As it currently stands, online does little to improve broadcast and specialty networks’ bottom line, says the report, the latest instalment of the company’s ongoing “Battle for the North American Couch Potato” series. Most private Canadian broadcasters and some specialty networks, due to their high programming costs (especially U.S. TV and digital rights), face challenging operating margins.
So, to further monetize, Canadian broadcasters and specialty networks will have to make available more online advertising minutes, alter the window in terms of when the show/episode is made available online for free. Or the show/episode will no longer be made available online for free- hence behind a walled garden requiring a paid subscription or only available for a fee, says the report (which sounds something like Rogers On Demand Online).
“As Canada’s four major private broadcasters and majority of specialty networks are now effectively directly (or indirectly) owned by its’ four largest TV/Internet access players, we anticipate the monetization push will begin imminently. That being said there are a number of regulatory issues that must be clarified: The June CRTC (vertical integration) hearing will be critical in establishing go-forward rules,” says the report.
Because of all this, the company forecasts the growth rate of free online full-episode viewing will slow. Although much lower than the U.S., rising Canadian PVR penetration (34% of TV subs will have a PVR by year-end 2012 up from 24% year-end 2010) also limits online viewing, as does free TV-VOD.
“Based on the full-episode TV shows (not including news, preschool and sports) that broadcasters’ CBC, CTV, Global, TVA, as well as specialty networks (including from Astral, Corus, CTVglobemedia, Shaw) made available online for free (that does not include iTunes, Netflix, etc episodes or walled garden requiring a paid subscription) in 2010, we estimate that on average 17% of the weekly viewing audience (includes TV and online viewers) watched on average between one to two full-episodes at a broadcaster or specialty networks’ website, up from 15% in 2009; we forecast 19% for 2011. One to two episodes represents for the average TV viewer just 5% of weekly viewing time,” says the report.

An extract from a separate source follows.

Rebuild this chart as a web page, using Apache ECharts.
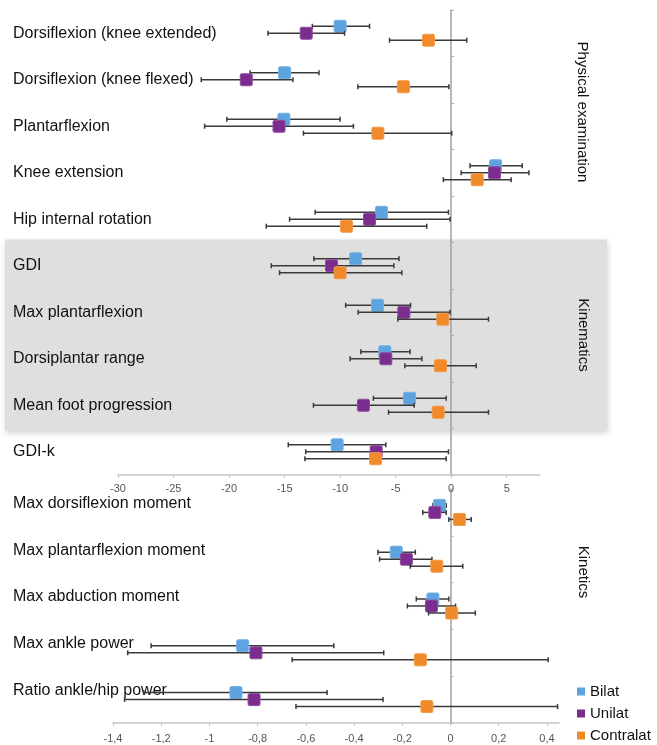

“We estimate broadcast and specialty networks (including Astral, CBC, Corus, CTVglobemedia, Rogers, Shaw, TVA) online TV advertising (we have not included non-TV related) revenues represented 2.7% of 2010 Canadian broadcast/specialty Network TV advertising revenue, and forecast 3.2% for 2011.”
Convergence says the 2010 Canadian online advertising market at $1.93 billion, up 19% over 2009, and puts a forecast of $2.24 billion for 2011.
Even though Canadian TV subscriber additions 2009-2010 were 25% higher than 2008-2009, based on its Canadian TV cord cutting model (which takes into account the digital transition and annual subscriber additions), the report estimates that 2011-2012 will see 1% of Canadian TV subscribers cut their TV subscriptions to rely solely on online, AppleTV, Netflix, off-air and so on.
Canadian cable, satellite, and telco TV access providers’ TV subscription revenue grew 7% to $8.3 billion in 2010. The average Canadian TV subscriber home pays its access provider $61/month and watches 240 hours of TV, equating to $.25/hour (a single person’s rate is $.51). On a comparative per-hour viewing basis, TV download pricing is at minimum five times the price of a Canadian TV subscription, notes the report, which is available at: www.convergenceonline.com.